Lire : Décès d'une cycliste à Cesson-Sévigné : un rassemblement pour que ça ne se reproduise pas
Quelques jours plus tôt, à Loc-Brévalaire dans le Finistère, une jeune cycliste de 18 ans a été grièvement blessée après avoir été renversée par une moto. Transportée à l'hôpital, son état reste préoccupant. Ces accidents révèlent à quel point les cyclistes sont vulnérables, et combien le danger est omniprésent, même loin des grandes villes.
Comportements dangereux : une prise de conscience nécessaire
Une étude récente menée à Rennes, par le bureau OpinionWay, met en lumière les comportements à risque des automobilistes. Non-respect des feux rouges, excès de vitesse, dépassements dangereux : 5% des conducteurs adoptent des attitudes dangereuses en ville, mettant en péril la sécurité des piétons et des cyclistes.

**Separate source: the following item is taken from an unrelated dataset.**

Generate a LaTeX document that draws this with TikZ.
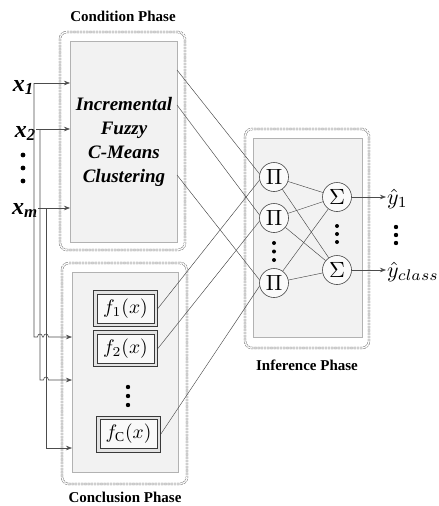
\documentclass[tikz,border=0pt]{standalone}
\usepackage{fontspec}
\usepackage{graphicx}
\setmainfont{Liberation Serif}
\usetikzlibrary{arrows.meta,shadows}
\newcommand{\bigmath}[2]{\scalebox{#1}{$#2$}}
\begin{document}
\begin{tikzpicture}[x=1pt,y=-1pt,
  phase/.style={draw=gray!90!black, line width=0.5pt, double=white, double distance=1.4pt,
    dash pattern=on 2.2pt off 1pt, rounded corners=7pt, fill=white, inner sep=0pt, outer sep=0pt, anchor=north west},
  panel/.style={draw=gray!60, fill=gray!10, line width=0.9pt, inner sep=0pt, outer sep=0pt, anchor=north west,
    drop shadow={shadow xshift=1.2pt, shadow yshift=-1.2pt, opacity=0.25}},
  fbox/.style={draw=gray!45!black, line width=0.7pt, fill=gray!22,
    minimum width=64pt, minimum height=36pt, inner sep=0pt,
    path picture={\draw[gray!45!black, line width=0.6pt, fill=gray!5]
      ([shift={(4pt,-3.5pt)}]path picture bounding box.north west) rectangle
      ([shift={(-3pt,3.5pt)}]path picture bounding box.south east);}},
  neuron/.style={circle, draw=gray!55!black, line width=0.6pt, fill=gray!4, minimum size=29pt, inner sep=0pt},
  phaselab/.style={font=\bfseries\fontsize{15}{15}\selectfont},
  inlab/.style={anchor=base east, inner sep=0pt, font=\bfseries\itshape\fontsize{24}{24}\selectfont},
  outlab/.style={anchor=west, inner sep=1pt},
  wire/.style={draw=gray!60!black, line width=0.6pt},
  arr/.style={wire, -{Stealth[length=6pt,width=4.5pt]}},
  link/.style={draw=gray!55!black, line width=0.45pt},
  dot/.style={fill=black}
]
\useasboundingbox (0,0) rectangle (439,506);

% ---------- Condition phase ----------
\node[phaselab] (condlab) at (123,16) {Condition Phase};
\node[phase, minimum width=125pt, minimum height=218pt] (condout) at (60,32) {};
\node[panel, minimum width=107pt, minimum height=201pt] (condin) at (70,41) {};
\node[font=\bfseries\itshape\fontsize{19}{24}\selectfont, align=center] (ifcm) at (124,142)
  {Incremental\\Fuzzy\\C-Means\\Clustering};

% ---------- Conclusion phase ----------
\node[phase, minimum width=125pt, minimum height=221pt] (concout) at (62,263) {};
\node[panel, minimum width=106pt, minimum height=200pt] (concin) at (72,272) {};
\node[phaselab] (conclab) at (125,497) {Conclusion Phase};
\node[fbox] (f1) at (125.5,308.5) {\bigmath{1.95}{f_1(x)}};
\node[fbox] (f2) at (125.5,348.5) {\bigmath{1.95}{f_2(x)}};
\node[fbox] (fc) at (128.5,434) {\bigmath{1.95}{f_{\mathrm{C}}(x)}};
\fill[dot] (128,387) circle (2.2) (128,396) circle (2.2) (128,405) circle (2.2);

% ---------- Inference phase ----------
\node[phase, minimum width=124pt, minimum height=219pt] (infout) at (245,129) {};
\node[panel, minimum width=109pt, minimum height=199pt] (infin) at (253,138) {};
\node[phaselab] (inflab) at (307,365) {Inference Phase};
\node[neuron] (p1) at (274,177) {\bigmath{2.2}{\Pi}};
\node[neuron] (p2) at (274,218) {\bigmath{2.2}{\Pi}};
\node[neuron] (p3) at (274,283) {\bigmath{2.2}{\Pi}};
\node[neuron] (s1) at (337,197) {\bigmath{2.2}{\Sigma}};
\node[neuron] (s2) at (337,270) {\bigmath{2.2}{\Sigma}};
\fill[dot] (274,243) circle (2) (274,251.5) circle (2) (274,260) circle (2);
\fill[dot] (337,226) circle (2) (337,234) circle (2) (337,242) circle (2);

% ---------- outputs ----------
\node[outlab] (y1) at (386,199) {\bigmath{2.2}{\hat{y}_1}};
\node[outlab] (yc) at (386,272) {\bigmath{2.2}{\hat{y}_{class}}};
\fill[dot] (396,227) circle (2.2) (396,235) circle (2.2) (396,243) circle (2.2);
\draw[arr] (s1) -- (s1 -| y1.west);
\draw[arr] (s2) -- (s2 -| yc.west);

% ---------- inputs ----------
\coordinate (j1) at (34,83);
\coordinate (j2) at (40,129);
\coordinate (jm) at (46,208);
\node[inlab] (x1) at (34,91) {x\textsubscript{1}};
\node[inlab] (x2) at (36,137) {x\textsubscript{2}};
\node[inlab] (xm) at (38,214) {x\textsubscript{m}};
\fill[dot] (23,155) circle (2.4) (23,168) circle (2.4) (23,181) circle (2.4);

\draw[arr] (j1) -- (j1 -| condin.west);
\draw[arr] (x2.east |- j2) -- (j2 -| condin.west);
\draw[arr] (xm.east |- jm) -- (jm -| condin.west);

\coordinate (k1) at (34,337);
\coordinate (k2) at (40,380);
\coordinate (km) at (46,448);
\draw[arr] (j1) -- (k1) -- (37.5,337) .. controls (37.5,333) and (42.5,333) .. (42.5,337)
  -- (43.5,337) .. controls (43.5,333) and (48.5,333) .. (48.5,337) -- (k1 -| concin.west);
\draw[arr] (j2) -- (k2) -- (43.5,380) .. controls (43.5,376) and (48.5,376) .. (48.5,380)
  -- (k2 -| concin.west);
\draw[arr] (jm) -- (km) -- (km -| concin.west);

% ---------- links into the inference phase ----------
\coordinate (c1) at (condin.east |- 0,70);
\coordinate (c2) at (condin.east |- 0,105);
\coordinate (c3) at (condin.east |- 0,175);
\draw[link] (c1) -- (p1.168);
\draw[link] (c2) -- (p2.168);
\draw[link] (c3) -- (p3.168);
\draw[link] (f1.east) -- (p1.192);
\draw[link] (f2.east) -- (p2.192);
\draw[link] (fc.east) -- (p3.192);

\foreach \p in {p1,p2,p3}{
  \draw[link] (\p) -- (s1);
  \draw[link] (\p) -- (s2);
}
\end{tikzpicture}
\end{document}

Les chiffres, issus de l'ONISR, (Observatoire national interministériel de la sécurité routière) sont éloquents : 22 % de la mortalité routière concerne désormais les usagers dits "vulnérables", comme les cyclistes. Malgré le Plan Vélo lancé en 2018, visant à atteindre 12 % de part modale pour le vélo en France, la sécurité des cyclistes semble être reléguée au second plan.
Des solutions à mettre en place d'urgence
Florian Le Villain propose une solution radicale : la vidéo-verbalisation. "Des caméras sur les pistes cyclables pour sanctionner les infractions des automobilistes, ça a été testé à Nice en 2011. C'était efficace. Mais la Cnil a tout stoppé récemment. On préfère laisser les cyclistes se débrouiller avec les fous du volant."
Selon lui, des mesures fortes sont indispensables pour éviter de nouveaux drames. "Si rien n'est fait, ces tragédies vont continuer. Chaque accident nous pousse à nous interroger : la vie des cyclistes a-t-elle vraiment de la valeur dans ce pays, le vélo est-il considéré comme un moyen de transport à part entière ?"
Le débat est lancé. Mais une chose est certaine : tant que des solutions concrètes ne seront pas mises en place, le partage de la route restera un terrain de bataille où les cyclistes, trop souvent, paient le prix fort.